In today’s Major League Baseball (MLB), cannabidiol (CBD) sits in a nuanced space between evolving drug policy, sports medicine practice, and shifting federal hemp rules. Understanding where CBD fits requires looking at both the league’s Joint Drug Program and how teams actually approach player health.

In late 2019, MLB and the MLB Players Association removed “natural cannabinoids”—including THC, CBD and marijuana—from the list of “Drugs of Abuse” in the Joint Drug Prevention and Treatment Program. Instead of treating cannabis the way it treats opioids or cocaine, the league now handles marijuana-related conduct similarly to alcohol: players can use it legally off the field but may face evaluation or discipline if their behavior or performance raises concern, or if they show up impaired.

For CBD specifically, this shift opened the door for players to use hemp-derived products without automatic sanction under the major league drug program. Historically, minor league drug policies were stricter and explicitly listed CBD alongside marijuana as a “drug of abuse,” though these documents pre-date the major 2019 reforms and MLB’s later consolidation of MiLB, so policies have been evolving. In practical terms, players now weigh medical benefit against risk of contamination rather than fear of an automatic suspension.

Sports medicine staffs focus heavily on that contamination risk. While the World Anti-Doping Agency removed CBD from its prohibited list starting in 2018, it kept THC banned in-competition above a threshold level and repeatedly cautioned that many CBD extracts contain enough THC to trigger a positive test. MLB echoed this concern in a 2020 memo advising clubs to rely on hemp-based CBD products tested and certified by NSF International to reduce the chance of unexpected THC or other contaminants.

Clinically, team doctors see CBD as one potential tool, especially for players dealing with chronic pain, sleep disturbances, or anxiety around the grind of a 162-game season. Early research suggests CBD may help with certain types of chronic pain and inflammation, though evidence is still limited and doses, delivery methods, and long-term safety are not firmly standardized. Many medical staffs therefore position CBD as a complementary option—something to consider alongside established treatments, not a magic replacement for physical therapy, rest, or approved medications.

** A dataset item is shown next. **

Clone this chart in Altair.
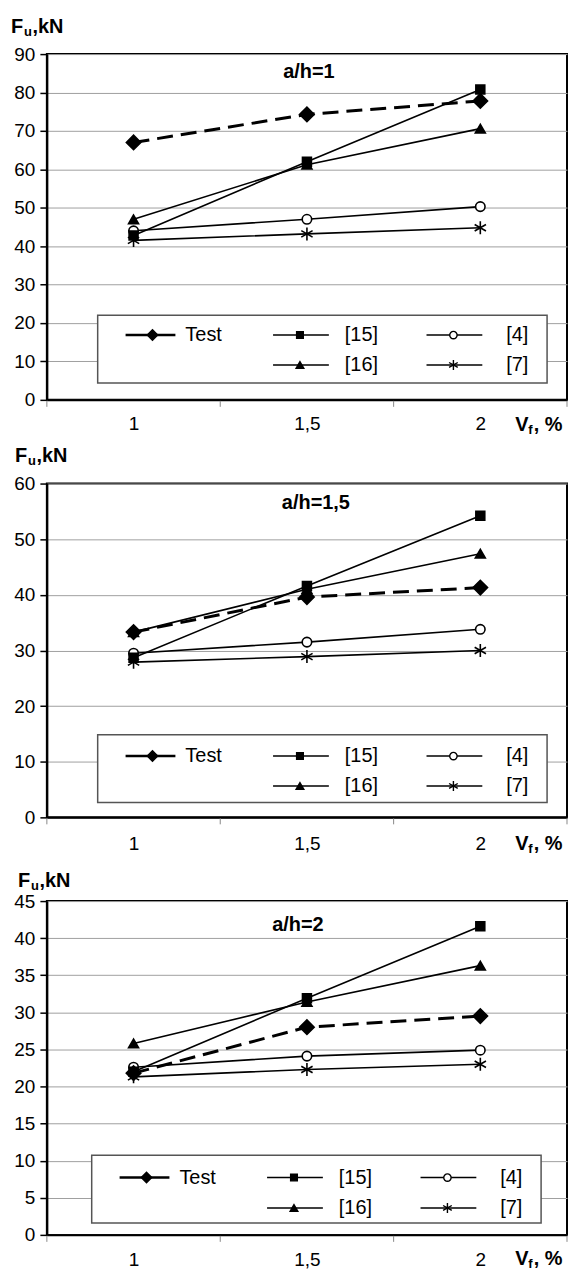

Off the field, CBD is also becoming part of MLB’s commercial environment. The league’s partnership with Charlotte’s Web, a hemp-derived CBD brand, signaled that MLB is willing to associate its name with CBD products, although consumer advocates have urged caution and clearer oversight. At the same time, players remain barred from most direct sponsorship deals with cannabis companies, and team or league branding around intoxicating products is tightly controlled.

Adding another layer of complexity, federal regulators still do not treat CBD like an ordinary supplement. The U.S. Food and Drug Administration maintains that CBD is not a lawful ingredient in conventional foods or dietary supplements without further rulemaking, which keeps labeling, dosing, and quality standards inconsistent. Recent federal moves to tighten hemp and THC rules could further constrict which products remain legal and widely available, particularly full-spectrum CBD and hemp beverages.

Taken together, CBD in pro baseball now occupies a cautiously permitted space: no longer a banned “drug of abuse” at the major-league level, increasingly visible in league partnerships, and tentatively used by some players under medical supervision. Yet it lives under a cloud of regulatory uncertainty and scientific “work in progress.” For players and teams, the smart approach is conservative—favor certified products, integrate CBD within a broader sports medicine plan, and stay alert as both MLB rules and federal hemp laws continue to evolve.